Indonesia telah meratifikasi Kovenan Internasional Hak-Hak Sipil dan Politik (ICCPR), melalui UU No. 12 Tahun 2005, yang salah satu poinnya adalah pengakuan terhadap hak untuk bebas berpikir, berkeyakinan dan beragama.
Hak seluruh individu untuk memeluk agama dan beribadah sesuai keyakinannya masing-masing telah dijamin dalam Pasal 18 ICCPR dan Komentar Umum No. 18 terhadap Pasal 18 ICCPR, yang intinya menyatakan “Setiap orang berhak atas kebebasan berpikir, keyakinan dan beragama. Hak ini mencakup kebebasan untuk menetapkan agama atau kepercayaan atas pilihannya sendiri, dan kebebasan, baik secara sendiri maupun bersama-sama dengan orang lain, baik di tempat umum atau tertutup, untuk menjalankan agama dan kepercayaannya dalam kegiatan ibadah, pentaatan, pengamalan, dan pengajaran. Tidak seorang pun dapat dipaksa sehingga terganggu kebebasannya untuk menganut atau menetapkan agama atau kepercayaannya sesuai dengan pilihannya.”

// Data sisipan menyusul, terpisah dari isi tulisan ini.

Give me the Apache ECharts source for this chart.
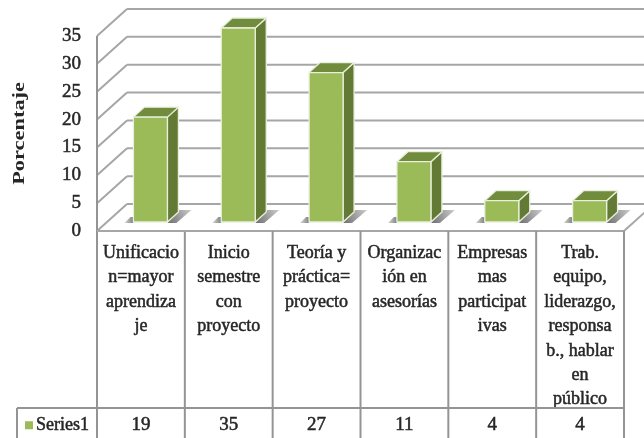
<!DOCTYPE html>
<html>
<head>
<meta charset="utf-8">
<style>
    html, body { margin: 0; padding: 0; background: #fff; }
    #chart { width: 644px; height: 438px; filter: blur(0.45px); }
</style>
</head>
<body>
<div id="chart"></div>
<script src="https://cdn.jsdelivr.net/npm/echarts@6/dist/echarts.min.js"></script>
<script>
const categories = [
    "Unificacio\nn=mayor\naprendiza\nje",
    "Inicio\nsemestre\ncon\nproyecto",
    "Teoría y\npráctica=\nproyecto",
    "Organizac\nión en\nasesorías",
    "Empresas\nmas\nparticipat\nivas",
    "Trab.\nequipo,\nliderazgo,\nresponsa\nb., hablar\nen\npúblico"
];
const seriesName = "Series1";
const seriesValues = [19, 35, 27, 11, 4, 4];
const yTicks = [0, 5, 10, 15, 20, 25, 30, 35];
const yTitle = "Porcentaje";

const fontName = "Liberation Serif";
const textColor = "#262626";
const wallColor = "#a6a6a6";
const tableColor = "#949494";

// profundidad de las paredes y de las barras (px)
const wallDx = 30, wallDy = 27;
const barDx = 11, barDy = 10;
const barShiftX = 9.5, barShiftY = 9, barWidth = 34;
const rowTop = 177, tableBottom = 207;

let chart = echarts.init(document.querySelector("#chart"));

function line(x1, y1, x2, y2, color, width) {
    return {
        type: "line",
        shape: { x1: x1, y1: y1, x2: x2, y2: y2 },
        style: { stroke: color, lineWidth: width }
    };
}

function poly(points, fill, stroke) {
    return {
        type: "polygon",
        shape: { points: points },
        style: { fill: fill, stroke: stroke || null, lineWidth: stroke ? 1.3 : 0, lineJoin: "round" }
    };
}

function renderWall(params, api) {
    const g = params.coordSys;
    const y = api.coord([0, api.value(0)])[1];
    return {
        type: "group",
        children: [
            line(g.x + wallDx, y - wallDy, g.x + g.width + wallDx, y - wallDy, wallColor, 2),
            line(g.x, y, g.x + wallDx, y - wallDy, wallColor, 2)
        ]
    };
}

function renderTable(params, api) {
    const g = params.coordSys;
    const i = api.value(0);
    const step = g.width / categories.length;
    const bottom = g.y + g.height;
    const right = g.x + step * (i + 1);
    const children = [
        line(right, bottom, right, bottom + tableBottom, tableColor, 2),
        {
            type: "text",
            style: {
                x: right - step / 2, y: bottom + rowTop + 17,
                text: String(api.value(1)),
                fill: textColor,
                stroke: textColor,
                lineWidth: 0.5,
                font: "19px '" + fontName + "'",
                textAlign: "center", textVerticalAlign: "middle"
            }
        }
    ];
    if (i === 0) {
        children.push(
            line(g.x, g.y, g.x, bottom + tableBottom, tableColor, 2),
            line(g.x, bottom, g.x + g.width, bottom, wallColor, 2),
            line(g.x - 80, bottom + rowTop, g.x + g.width, bottom + rowTop, tableColor, 2),
            line(g.x - 80, bottom + rowTop, g.x - 80, bottom + tableBottom, tableColor, 2),
            line(g.x + g.width, bottom, g.x + g.width + wallDx, bottom - wallDy, wallColor, 2)
        );
    }
    return { type: "group", children: children };
}

function renderBar(params, api) {
    const base = api.coord([api.value(0), 0]);
    const top = api.coord([api.value(0), api.value(1)]);
    const x0 = base[0] + barShiftX - barWidth / 2;
    const x1 = x0 + barWidth;
    const y0 = base[1] - barShiftY;
    const y1 = top[1] - barShiftY + 1;
    const edge = "#e9efdc";
    const shadow = new echarts.graphic.LinearGradient(0, 1, 1, 0, [
        { offset: 0, color: "#6e6e6e" },
        { offset: 1, color: "#cccccc" }
    ]);
    const shadowLeft = new echarts.graphic.LinearGradient(1, 0, 0, 0, [
        { offset: 0, color: "#808080" },
        { offset: 1, color: "#d8d8d8" }
    ]);
    return {
        type: "group",
        children: [
            poly([[x1, y0 + 1], [x1 + 12, y0 - 12], [x1 + 24, y0 - 12], [x1 + 9, y0 + 1]], shadow),
            poly([[x0 - 9, y0 + 1], [x0 - 3, y0 - 5], [x0, y0 - 5], [x0, y0 + 1]], shadowLeft),
            poly([[x1, y0], [x1 + barDx, y0 - barDy], [x1 + barDx, y1 - barDy], [x1, y1]], "#637a34", edge),
            poly([[x0, y1], [x1, y1], [x1 + barDx, y1 - barDy], [x0 + barDx, y1 - barDy]], "#718c3d", edge),
            poly([[x0, y0], [x1, y0], [x1, y1], [x0, y1]], "#9bbb59", edge)
        ]
    };
}

let option = {
    animation: false,
    backgroundColor: "#fff",
    textStyle: { fontFamily: fontName },
    grid: { left: 97, right: 20, top: 36, bottom: 207, outerBoundsMode: "none" },
    legend: {
        data: [{ name: seriesName, icon: "rect" }],
        left: 25,
        top: 416,
        itemWidth: 8,
        itemHeight: 8,
        itemGap: 4,
        padding: 0,
        textStyle: {
            color: textColor,
            fontSize: 18,
            fontFamily: fontName,
            textBorderColor: textColor,
            textBorderWidth: 0.5,
            padding: [0, 0, 0, -2]
        }
    },
    graphic: [
        {
            type: "text",
            left: 12,
            top: 82,
            rotation: Math.PI / 2,
            scaleX: 1.4,
            style: {
                text: yTitle,
                fill: textColor,
                font: "bold 16px '" + fontName + "'"
            }
        }
    ],
    xAxis: {
        type: "category",
        data: categories,
        axisLine: { show: false },
        axisTick: { show: false },
        axisLabel: {
            interval: 0,
            margin: 10,
            color: textColor,
            fontSize: 18,
            textBorderColor: textColor,
            textBorderWidth: 0.5,
            lineHeight: 24.4,
            verticalAlign: "top",
            overflow: "none"
        }
    },
    yAxis: {
        type: "value",
        min: 0,
        max: 35,
        interval: 5,
        axisLine: { show: false },
        axisTick: { show: false },
        splitLine: { show: false },
        axisLabel: {
            margin: 16,
            color: textColor,
            fontSize: 19,
            textBorderColor: textColor,
            textBorderWidth: 0.5,
            padding: [2, 0, 0, 0]
        }
    },
    series: [
        {
            name: "paredes",
            type: "custom",
            z: 1,
            silent: true,
            renderItem: renderWall,
            data: yTicks.map((t) => [t])
        },
        {
            name: "tabla",
            type: "custom",
            z: 2,
            silent: true,
            renderItem: renderTable,
            data: seriesValues.map((v, i) => [i, v])
        },
        {
            name: seriesName,
            type: "custom",
            z: 3,
            itemStyle: { color: "#9bbb59" },
            renderItem: renderBar,
            data: seriesValues.map((v, i) => [i, v])
        }
    ]
};

chart.setOption(option);
</script>
</body>
</html>
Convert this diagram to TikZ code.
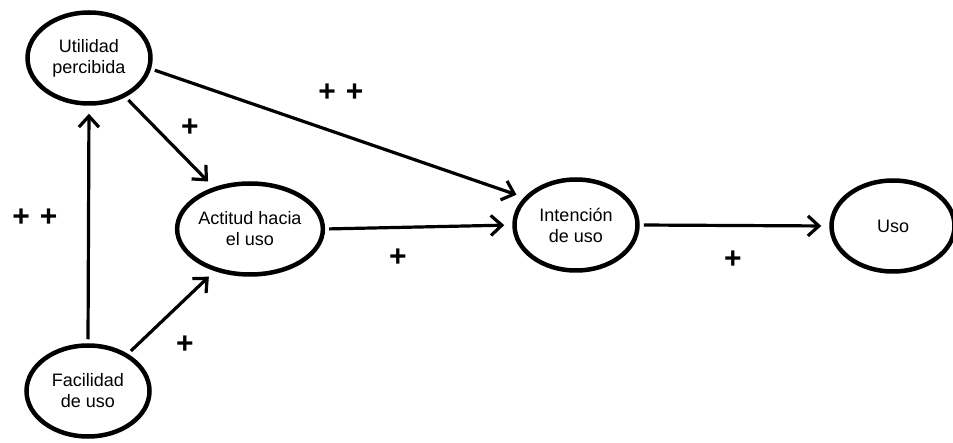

Selain itu, Indonesia menjamin kebebasan beragama dan berkeyakinan melalui konstitusi UUD 1945, yaitu Pasal 28E ayat (1) dan (2), Pasal 28I ayat (1), dan Pasal 29 ayat (2). Selain itu, jaminan kemerdekaan untuk memeluk dan beribadah sesuai kepercayaan juga dilindungi dalam UU No. 39 Tahun 1999 tentang Hak Asasi Manusia Pasal 22 ayat (1) dan (2).